Whilst the present invention was developed for use
with the aforedescribed cutting inserts it is applicable
to cutting elements in general.
According to the present invention there is provided
a cutting insert for use in a wellbore milling tool,
characterised in that said cutting insert is provided
with means which will co-operate with another cutting
insert to prevent inadvertent dislocation thereof.

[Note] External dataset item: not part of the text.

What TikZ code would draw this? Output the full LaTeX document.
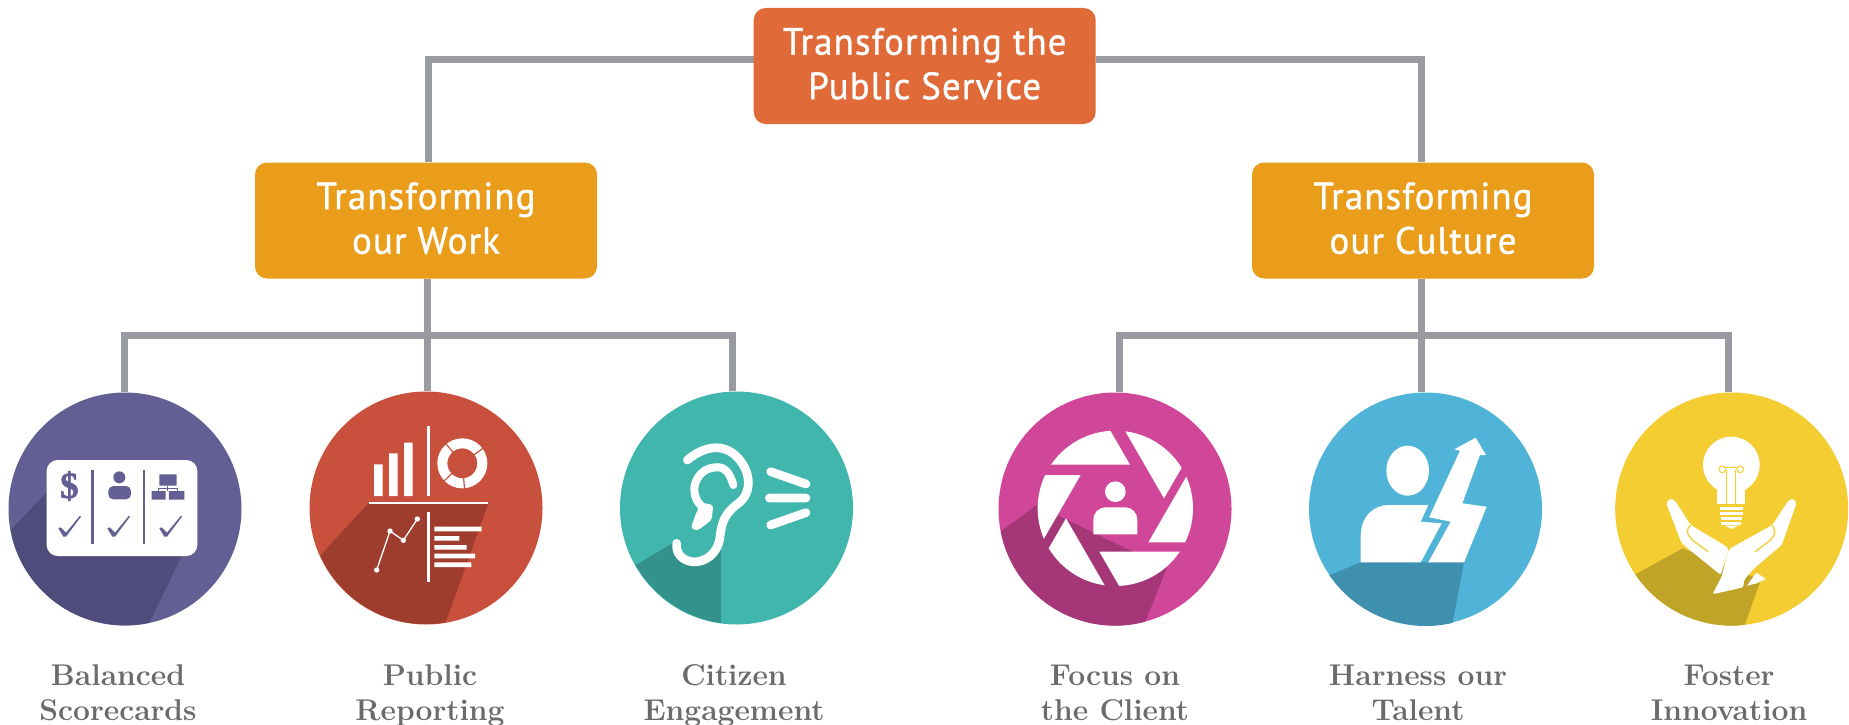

According to one embodiment of the present invention,
there is provided a cutting insert as described herein,
wherein said means comprises a first sloping surface and a
second sloping surface, the angle (T) of the first sloping
surface being different to the angle (U) of the second
sloping surface.
Said means may comprise a tab (385), or one or more
undercut (375) to accommodate a tab of an adjacent cutting
insert, or a combination thereof.
Said means can comprise a recess positioned to receive
a tab of an adjacent cutting insert, or a sloping surface,
or a combination thereof.
According to a further embodiment of the present
invention, there is provided a cutting insert as described
herein, including a rectangular base having four sides at
least two of which are provided with said means each side
may be provided with said means.
Since our Patent Application PCT/GB96/02355 we have
also developed a new type of cutting insert which is also
described herein.
According to another embodiment of the present
invention, there is provided a cutting insert (340) fox use
in a wellbore milling tool, said cutting insert (340)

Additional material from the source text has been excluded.